When it comes to using an assessment system, these values need to be translated into teachers’ activity in the software. Thus, the clicks and numerical entries entered into a tracking system become the way that teaching staff encapsulate the learning process pupils have gone through. Little wonder that methods of assessment are an emotive issue.

Assessing against age-related expectations and showing pupils’ ability relative to the curriculum has grown in popularity since the levels system was removed. Age-related expectations have become the favoured method of assessment for many schools. They look towards point-in-time assessment as a way to understand pupil attainment. They are also able to compare assessments from different terms as a means to measure progress.

When faced with an unfamiliar assessment tool, features of that system give the impression that it dictates a certain method of teaching and a certain philosophy of education. In Target Tracker, for example, the system is underpinned by summative judgements described by our Steps system. The system was always designed to support many versions of best practice and, in particular, an entry made by a teacher based on the progress through the curriculum content and predicted likely outcomes; in this way, age-related assessment forms part of the system’s assessing and reporting process.

For many, making assessments against age-related expectations represents a contrary position to selecting a labelled assessment point to describe pupil attainment. The assessment system choice then appears to be binary; either pupils are ‘on-track’ or they are ‘at’ a certain assessment.

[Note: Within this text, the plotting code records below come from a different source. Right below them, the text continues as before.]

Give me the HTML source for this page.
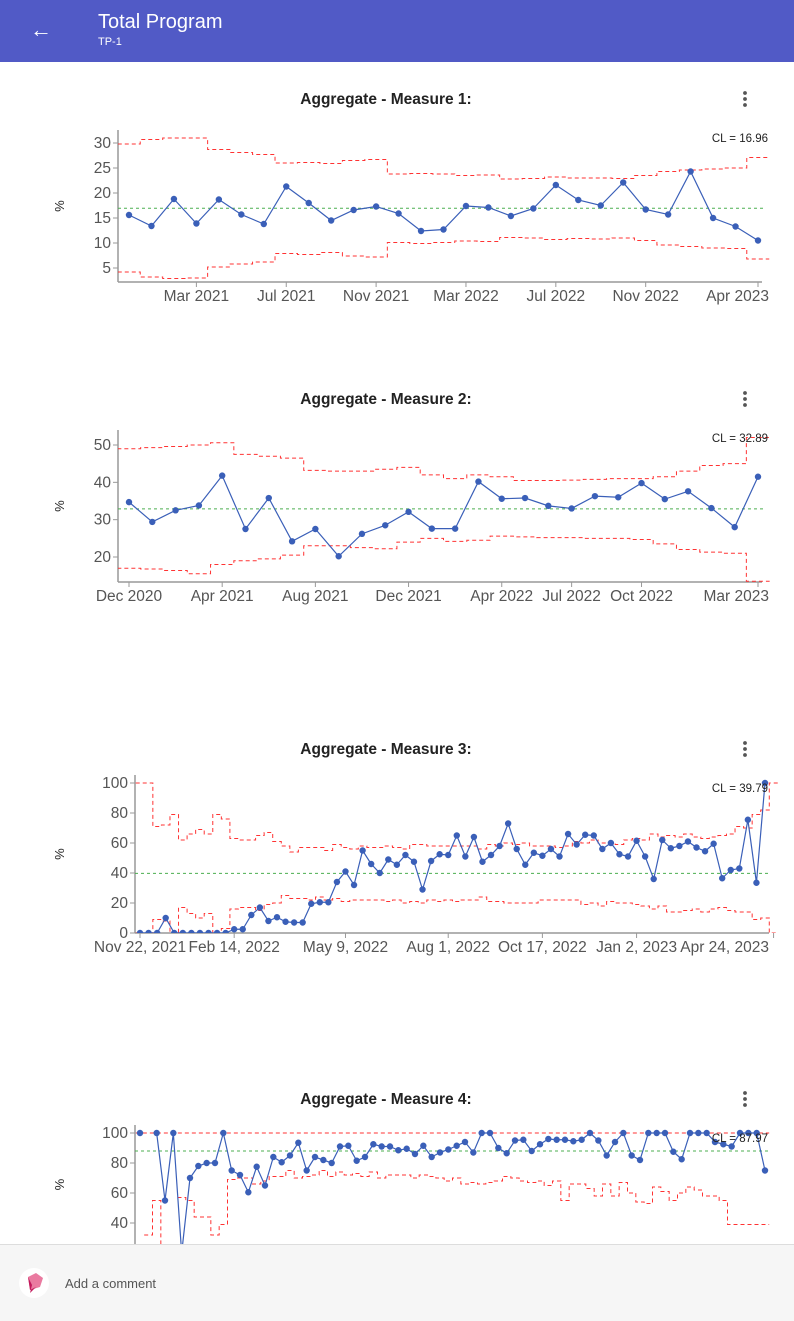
<!DOCTYPE html>
<html><head><meta charset="utf-8"><style>
body{margin:0;width:794px;height:1320px;overflow:hidden;background:#fff;font-family:"Liberation Sans",sans-serif;position:relative}
.hdr{position:absolute;left:0;top:0;width:794px;height:62px;background:#515ac6}
.title{position:absolute;left:98px;top:11px;color:#fff;font-size:20px}
.sub{position:absolute;left:98px;top:36px;color:#fff;font-size:11px}
.back{position:absolute;left:30px;top:17px;color:#fff;font-size:22px}
.foot{position:absolute;left:0;top:1244px;width:794px;height:76px;background:#f6f6f6;border-top:1px solid #ddd}
.foot span{position:absolute;left:65px;top:31px;font-size:13px;color:#555}
svg{position:absolute;left:0;top:62px}
</style></head><body>
<div class="hdr">
<div class="back">&#8592;</div>
<div class="title">Total Program</div>
<div class="sub">TP-1</div>
</div>
<svg id="chart" width="794" height="1182" viewBox="0 62 794 1182"></svg>
<div class="foot">
<svg width="36" height="36" style="left:16px;top:20px"><circle cx="18" cy="18" r="15" fill="#fff"/><polygon points="12,12 20,8 27,13 24,22 14,25" fill="#ea7aa0"/><polygon points="12,12 16,20 14,28 20,22 14,25" fill="#c2185b"/></svg>
<span>Add a comment</span>
</div>
<script>
// Measure 1
const m1Values=[15.6,13.4,18.8,13.9,18.7,15.7,13.8,21.3,18.0,14.5,16.6,17.3,15.9,12.4,12.7,17.4,17.1,15.4,16.9,21.6,18.6,17.5,22.1,16.7,15.7,24.3,15.0,13.3,10.5];
const m1Ucl=[29.8,30.7,31,31,28.7,28.1,27.7,26.0,26.1,25.9,26.5,26.7,23.8,23.9,23.8,23.5,23.6,22.8,22.9,23.2,23.0,23.0,22.9,23.5,24.3,24.6,24.8,25.0,27.1];
const m1Lcl=[4.2,3.2,2.9,3.0,5.2,5.8,6.2,7.9,7.7,8.1,7.4,7.2,10.1,9.9,10.1,10.4,10.3,11.1,11.0,10.7,10.9,10.8,11.0,10.5,9.6,9.3,9.0,8.9,6.8];
const m1Cl=16.96;
const m1YTicks=[5,10,15,20,25,30];
const m1XLabels=["Mar 2021","Jul 2021","Nov 2021","Mar 2022","Jul 2022","Nov 2022","Apr 2023"];
const m1XIdx=[3,7,11,15,19,23,28];
// Measure 2
const m2Values=[34.7,29.4,32.5,33.8,41.8,27.5,35.8,24.2,27.5,20.2,26.2,28.5,32.1,27.6,27.6,40.2,35.6,35.8,33.7,33.0,36.3,36.0,39.8,35.5,37.6,33.1,28.0,41.5];
const m2Ucl=[49.0,49.3,49.6,50.0,50.6,47.5,47.0,46.5,43.2,43.0,43.0,43.5,44.0,42.0,41.0,42.0,41.5,40.5,40.5,40.6,40.8,41.0,41.0,41.5,43.0,44.5,45.0,52];
const m2Lcl=[17.0,16.8,16.4,15.5,18.0,19.0,19.5,20.5,23.0,23.0,22.5,22.2,24.0,25.0,24.2,24.5,25.6,25.4,25.2,25.2,25.0,25.0,24.7,23.5,22.0,21.3,21.0,13.5];
const m2Cl=32.89;
const m2YTicks=[20,30,40,50];
const m2XLabels=["Dec 2020","Apr 2021","Aug 2021","Dec 2021","Apr 2022","Jul 2022","Oct 2022","Mar 2023"];
const m2XIdx=[0,4,8,12,16,19,22,27];
// Measure 3
const m3Values=[0,0,0,10,0,0,0,0,0,0,0,2.5,2.5,12,17,8,10.5,7.5,7,7,19.5,20.5,20.5,34,41,32,55,46,40,49,45.5,52,47.5,29,48,52.5,52,65,51,64,47.5,52,58,73,56,45.5,53.5,51.5,56,51,66,59,65.5,65,56,60,52.5,51,61.5,51,36,62,56.5,58,61,57,54.5,59.5,36.5,42,43,75.5,33.5,100];
const m3Ucl=[100,100,71,72,79,62,66,69,66,79,76,63,62,62,65,67,61,58,54,57,57,57,55,59,57,56,58,57,57,58,57,56,59,59,58,58,58,58,58,58,56,59,58,60,59,60,58,58,58,57,58,61,60,62,60,60,59,62,63,62,66,64,65,64,66,64,63,64,65,66,71,70,79,82,100];
const m3Lcl=[0,0,9,8,0,17,13,10,13,0,3,16,17,17,15,19,20,25,23,23,22,24,22,23,21,22,22,22,22,21,22,20,21,20,22,21,22,21,22,22,24,21,21,20,20,20,20,22,22,22,22,22,19,20,18,21,20,20,19,18,16,18,14,14,15,16,14,16,17,15,14,14,9,10,0];
const m3Cl=39.79;
const m3YTicks=[0,20,40,60,80,100];
const m3XLabels=["Nov 22, 2021","Feb 14, 2022","May 9, 2022","Aug 1, 2022","Oct 17, 2022","Jan 2, 2023","Apr 24, 2023"];
const m3XIdx=[0,11,24,36,47,58,74];
// Measure 4
const m4Values=[100,null,100,55,100,20,70,78,80,80,100,75,72,60.5,77.5,65,84,80.5,85,93.5,75,84,82,80,91,91.5,81.5,84,92.5,91,91,88.5,89.5,86,91.5,84,87,89,91.5,94,87,100,100,90,86.5,95,95.5,88,92.5,96,95.5,95.5,94.5,95.5,100,95,85,94,100,85,82,100,100,100,87.5,82.5,100,100,100,94,92.5,91,100,100,100,75];
const m4Ucl=[100,100,100,100,100,100,100,100,100,100,100,100,100,100,100,100,100,100,100,100,100,100,100,100,100,100,100,100,100,100,100,100,100,100,100,100,100,100,100,100,100,100,100,100,100,100,100,100,100,100,100,100,100,100,100,100,100,100,100,100,100,100,100,100,100,100,100,100,100,100,100,100,100,100,100,100];
const m4Lcl=[null,32,55,0,null,57,55,44,44,32,39,69,70,70,66,68,71,71,75,70,71,72,75,71,74,72,73,71,74,70,72,72,72,70,72,71,70,68,70,66,67,66,67,68,71,70,68,67,68,65,68,55,66,66,63,58,66,58,67,60,54,53,64,61,55,60,64,62,58,58,55,39,39,39,39,39];
const m4Cl=87.97;
const m4YTicks=[40,60,80,100];

const NS="http://www.w3.org/2000/svg";
const root=document.getElementById('chart');
function mk(tag,attrs,parent,txt){const e=document.createElementNS(NS,tag);for(const k in attrs)e.setAttribute(k,attrs[k]);if(txt!=null)e.textContent=txt;(parent||root).appendChild(e);return e;}

function draw(c){
  const g=mk('g',{});
  
  
  const n=c.values.length;
  const xs=i=>c.x0+(c.x1-c.x0)*i/(n-1);
  const ys=v=>c.yTop+(c.vTop-v)*(c.yBot-c.yTop)/(c.vTop-c.vBot);
  const clipId='clip'+c.name;
  const cp=mk('clipPath',{id:clipId},g);mk('rect',{x:c.ax,y:c.plotTop-6,width:800,height:c.axisY-c.plotTop+6},cp);
  const t=mk('text',{x:386,y:c.titleY,'text-anchor':'middle','font-size':15.5,'font-weight':'bold',fill:'#222'},g,c.title);
  
  
  const k=mk('g',{},g);
  
  
  [-6,0,6].forEach(d=>mk('circle',{cx:745,cy:c.titleY-5+d,r:1.9,fill:'#555'},k));
  const yl=mk('text',{x:0,y:0,transform:`translate(${c.pctX},${(c.plotTop+c.axisY)/2}) rotate(90)`,'font-size':13,fill:'#222','text-anchor':'middle'},g,'%');
  
  
  const ax=mk('g',{},g);
  
  
  mk('line',{x1:c.ax,x2:c.ax,y1:c.plotTop,y2:c.axisY,stroke:'#999','stroke-width':1.5},ax);
  c.yTicks.forEach(v=>{const y=ys(v);mk('line',{x1:c.ax-5,x2:c.ax,y1:y,y2:y,stroke:'#999'},ax);
    const tl=mk('text',{x:c.ax-7,y:y+5,'text-anchor':'end','font-size':15.5,fill:'#555'},ax,v);
    
    });
  if(c.xLabels){
    const xa=mk('g',{},g);
    
    
    mk('line',{x1:c.ax,x2:c.x1+4,y1:c.axisY,y2:c.axisY,stroke:'#999','stroke-width':1.5},xa);
    c.xLabels.forEach((l,j)=>{const x=xs(c.xIdx[j]);mk('line',{x1:x,x2:x,y1:c.axisY,y2:c.axisY+5,stroke:'#999'},xa);
      let anchor='middle';let tx=x;
      if(j==c.xLabels.length-1){anchor='end';tx=769;}
      const tl=mk('text',{x:tx,y:c.axisY+19,'text-anchor':anchor,'font-size':15.5,fill:'#555'},xa,l);
      
      });
  }
  const pg=mk('g',{'clip-path':`url(#${clipId})`},g);
  const d=(c.x1-c.x0)/(n-1)/2;
  [['ucl',c.ucl],['lcl',c.lcl]].forEach(([nm,arr])=>{
    let p='';let prev=null;
    arr.forEach((v,i)=>{if(v==null){prev=null;return;}const y=ys(v);const xa=xs(i)-d,xb=xs(i)+d;
      p+=(prev==null?`M${xa},${y}`:`L${xa},${y}`)+`L${xb},${y}`;prev=v;});
    const pl=mk('path',{d:p,fill:'none',stroke:'#f33','stroke-width':1,'stroke-dasharray':'4,3'},pg);
    
    
  });
  const cl=mk('line',{x1:c.ax,x2:c.x1+5,y1:ys(c.cl),y2:ys(c.cl),stroke:'#4caf50','stroke-width':1,'stroke-dasharray':'3,3'},pg);
  
  
  let p='';let started=false;
  c.values.forEach((v,i)=>{if(v==null){started=false;return;}p+=(started?'L':'M')+xs(i)+','+ys(v);started=true;});
  const sl=mk('path',{d:p,fill:'none',stroke:'#3a5fb8','stroke-width':1.2},pg);
  
  
  c.values.forEach((v,i)=>{if(v==null)return;
    const pt=mk('circle',{cx:xs(i),cy:ys(v),r:3.2,fill:'#3a5fb8'},pg);
    
    });
  const ct=mk('text',{x:768,y:c.clLabelY,'text-anchor':'end','font-size':11.5,fill:'#222'},g,'CL = '+c.cl);
  
  
}
draw({name:'measure-1-chart',title:'Aggregate - Measure 1:',titleY:104,values:m1Values,ucl:m1Ucl,lcl:m1Lcl,cl:m1Cl,yTicks:m1YTicks,xLabels:m1XLabels,xIdx:m1XIdx,
  ax:118,x0:129,x1:758,plotTop:130,axisY:282,yTop:143,vTop:30,yBot:268,vBot:5,pctX:55,clLabelY:142});
draw({name:'measure-2-chart',title:'Aggregate - Measure 2:',titleY:404,values:m2Values,ucl:m2Ucl,lcl:m2Lcl,cl:m2Cl,yTicks:m2YTicks,xLabels:m2XLabels,xIdx:m2XIdx,
  ax:118,x0:129,x1:758,plotTop:430,axisY:582,yTop:445,vTop:50,yBot:557,vBot:20,pctX:55,clLabelY:442});
draw({name:'measure-3-chart',title:'Aggregate - Measure 3:',titleY:754,values:m3Values,ucl:m3Ucl,lcl:m3Lcl,cl:m3Cl,yTicks:m3YTicks,xLabels:m3XLabels,xIdx:m3XIdx,
  ax:135,x0:140,x1:765,plotTop:775,axisY:933,yTop:783,vTop:100,yBot:933,vBot:0,pctX:55,clLabelY:792});
draw({name:'measure-4-chart',title:'Aggregate - Measure 4:',titleY:1104,values:m4Values,ucl:m4Ucl,lcl:m4Lcl,cl:m4Cl,yTicks:m4YTicks,
  ax:135,x0:140,x1:765,plotTop:1125,axisY:1244,yTop:1133,vTop:100,yBot:1223,vBot:40,pctX:55,clLabelY:1142});
</script>
</body></html>
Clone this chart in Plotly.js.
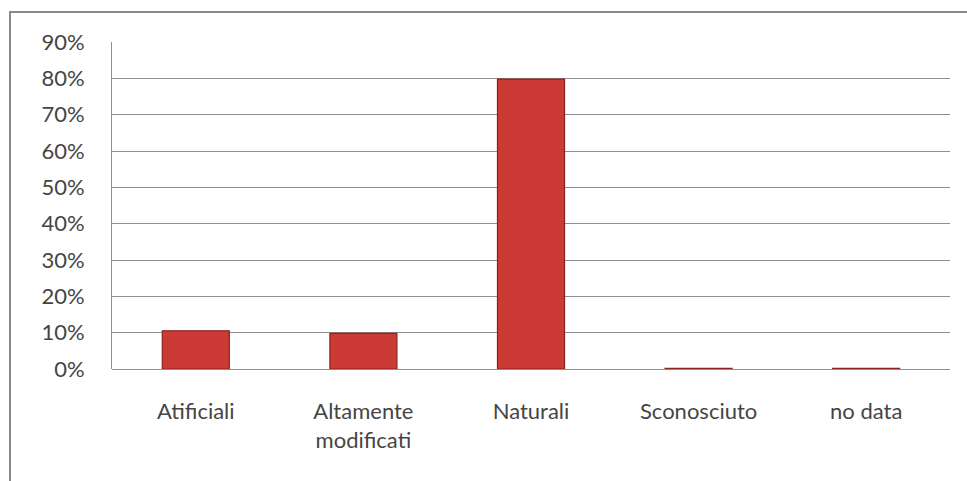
<!DOCTYPE html>
<html>
<head>
<meta charset="utf-8">
<script src="https://cdn.plot.ly/plotly-3.0.1.min.js"></script>
<style>html,body{margin:0;padding:0;background:#fff;}#chart{width:967px;height:481px;}</style>
</head>
<body>
<div id="chart"></div>
<script>
const categories = ["Atificiali", "Altamente<br>modificati", "Naturali", "Sconosciuto", "no data"];
const values = [0.105, 0.098, 0.798, 0.002, 0.002];
const yTickValues = [0, 0.1, 0.2, 0.3, 0.4, 0.5, 0.6, 0.7, 0.8, 0.9];

const trace = {
  type: "bar",
  x: categories,
  y: values,
  marker: {
    color: "#cc3a35",
    line: { color: "#8a2222", width: 1.2 }
  },
  hoverinfo: "skip"
};

const fontFam = "Lato, 'Open Sans', sans-serif";

const layout = {
  width: 967,
  height: 481,
  margin: { l: 112, r: 17, t: 42, b: 112 },
  paper_bgcolor: "#ffffff",
  plot_bgcolor: "#ffffff",
  bargap: 0.6,
  showlegend: false,
  font: { family: fontFam, size: 22, color: "#454545" },
  xaxis: {
    type: "category",
    showgrid: false,
    zeroline: false,
    showline: false,
    ticks: "",
    ticklabelstandoff: 27,
    tickfont: { family: fontFam, size: 22, color: "#454545" }
  },
  yaxis: {
    range: [0, 0.9],
    tickvals: yTickValues,
    tickformat: ".0%",
    showgrid: true,
    gridcolor: "#8f8f8f",
    gridwidth: 1,
    zeroline: true,
    zerolinecolor: "#8f8f8f",
    zerolinewidth: 1,
    showline: true,
    linecolor: "#8f8f8f",
    linewidth: 1,
    ticks: "",
    ticklabelstandoff: 22,
    tickfont: { family: fontFam, size: 22, color: "#454545" }
  },
  shapes: [
    {
      type: "rect", xref: "paper", yref: "paper",
      x0: -0.1217, x1: 1.05, y0: -0.45, y1: 1.0917,
      line: { color: "#8a8a8a", width: 2 },
      fillcolor: "rgba(0,0,0,0)",
      layer: "below"
    }
  ]
};

Plotly.newPlot("chart", [trace], layout, { staticPlot: true, displayModeBar: false });
</script>
</body>
</html>
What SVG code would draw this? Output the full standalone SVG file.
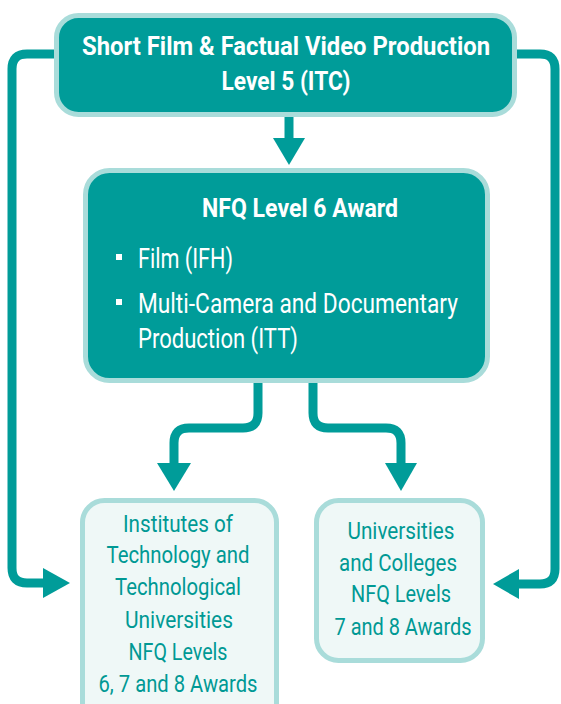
<svg xmlns="http://www.w3.org/2000/svg" width="561" height="704" viewBox="0 0 561 704">
<style>
.dark{fill:#009c99;stroke:#a9dcda;stroke-width:5}
.light{fill:#eff8f7;stroke:#a9dcda;stroke-width:5}
.conn{fill:none;stroke:#009c99;stroke-width:9}
.head{fill:#009c99}
.tw{font-family:Roboto,"Liberation Sans",sans-serif;fill:#ffffff;font-size:27px}
.twb{font-family:Roboto,"Liberation Sans",sans-serif;fill:#ffffff;font-size:26px;font-weight:bold}
.tt{font-family:Roboto,"Liberation Sans",sans-serif;fill:#009994;font-size:24px}
</style>
<rect width="561" height="704" fill="#ffffff"/>
<g id="connectors">
<path class="conn" d="M 56 54 H 27 Q 12 54 12 69 V 568 Q 12 583 27 583 H 46"/>
<polygon class="head" points="43,568 70,583 43,598"/>
<path class="conn" d="M 515 54 H 540 Q 555 54 555 69 V 569 Q 555 584 540 584 H 516"/>
<polygon class="head" points="519,569 493,584 519,599"/>
<path class="conn" d="M 289 117 V 140"/>
<polygon class="head" points="273,138 305,138 289,165"/>
<path class="conn" d="M 258 381 V 413 Q 258 428 243 428 H 189 Q 174 428 174 443 V 466"/>
<polygon class="head" points="157,463 191,463 174,491"/>
<path class="conn" d="M 313 381 V 413 Q 313 428 328 428 H 386 Q 401 428 401 443 V 466"/>
<polygon class="head" points="385,463 417,463 401,491"/>
</g>
<g id="top">
<rect class="dark" x="56.5" y="15.5" width="458" height="99" rx="22"/>
<text class="twb" x="286" y="55" text-anchor="middle" textLength="408" lengthAdjust="spacingAndGlyphs">Short Film &amp; Factual Video Production</text>
<text class="twb" x="286" y="90" text-anchor="middle" textLength="129" lengthAdjust="spacingAndGlyphs">Level 5 (ITC)</text>
</g>
<g id="middle">
<rect class="dark" x="85.5" y="170.5" width="402" height="210" rx="24"/>
<text class="twb" x="300" y="217" text-anchor="middle" textLength="196" lengthAdjust="spacingAndGlyphs" style="font-size:25px">NFQ Level 6 Award</text>
<rect x="116" y="254" width="6" height="6" fill="#ffffff"/>
<text class="tw" x="138" y="268" textLength="95" lengthAdjust="spacingAndGlyphs">Film (IFH)</text>
<rect x="116" y="299" width="6" height="6" fill="#ffffff"/>
<text class="tw" x="138" y="313" textLength="320" lengthAdjust="spacingAndGlyphs">Multi-Camera and Documentary</text>
<text class="tw" x="138" y="348" textLength="160" lengthAdjust="spacingAndGlyphs">Production (ITT)</text>
</g>
<g id="institutes">
<rect class="light" x="82.5" y="500.5" width="194" height="225" rx="22"/>
<text class="tt" x="178" y="532" text-anchor="middle" textLength="110" lengthAdjust="spacingAndGlyphs">Institutes of</text>
<text class="tt" x="178" y="563" text-anchor="middle" textLength="143" lengthAdjust="spacingAndGlyphs">Technology and</text>
<text class="tt" x="178" y="595" text-anchor="middle" textLength="126" lengthAdjust="spacingAndGlyphs">Technological</text>
<text class="tt" x="179" y="628" text-anchor="middle" textLength="108" lengthAdjust="spacingAndGlyphs">Universities</text>
<text class="tt" x="178" y="660" text-anchor="middle" textLength="99" lengthAdjust="spacingAndGlyphs">NFQ Levels</text>
<text class="tt" x="178" y="692" text-anchor="middle" textLength="159" lengthAdjust="spacingAndGlyphs">6, 7 and 8 Awards</text>
</g>
<g id="universities">
<rect class="light" x="316.5" y="500.5" width="166" height="160" rx="22"/>
<text class="tt" x="401" y="539" text-anchor="middle" textLength="107" lengthAdjust="spacingAndGlyphs">Universities</text>
<text class="tt" x="398" y="571" text-anchor="middle" textLength="118" lengthAdjust="spacingAndGlyphs">and Colleges</text>
<text class="tt" x="401" y="602" text-anchor="middle" textLength="100" lengthAdjust="spacingAndGlyphs">NFQ Levels</text>
<text class="tt" x="403" y="635" text-anchor="middle" textLength="137" lengthAdjust="spacingAndGlyphs">7 and 8 Awards</text>
</g>
</svg>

Which takes me back to a statement I made at the very beginning. Although the two methods of assessment would be very different, there is a homogeneity to the judgements being made. Schools are using either one of these methods to show how successful pupils have been at coping with the curriculum. So, a judgement that a pupil is a little below the expected standard for the current term might trigger an intervention to take place. Similarly, if that pupil’s learning is called (for example) ‘emerging’, so it will have the same effect on their provision. The school will look at where the pupil needs extra support and then act to provide it.

Whatever the value assigned to an assessment when it is recorded, it should lead to the same outcome for pupils. This could be either a summative value or an age-related judgement, this is not particularly important in terms of shaping provision. However, the method of assessment must match how the school approaches teaching and learning. Even more important is that the tracking system the school uses to assess has the capability to reflect the school’s approach to teaching and learning. Find one that provides flexibility in assessment to match your school’s approach to teaching and learning. Teacher’s time should not be spent plotting ways through a tracking system in order to record useful judgements, rather assessing their pupils in an effective way. Wishing you all a great last half-term of the year.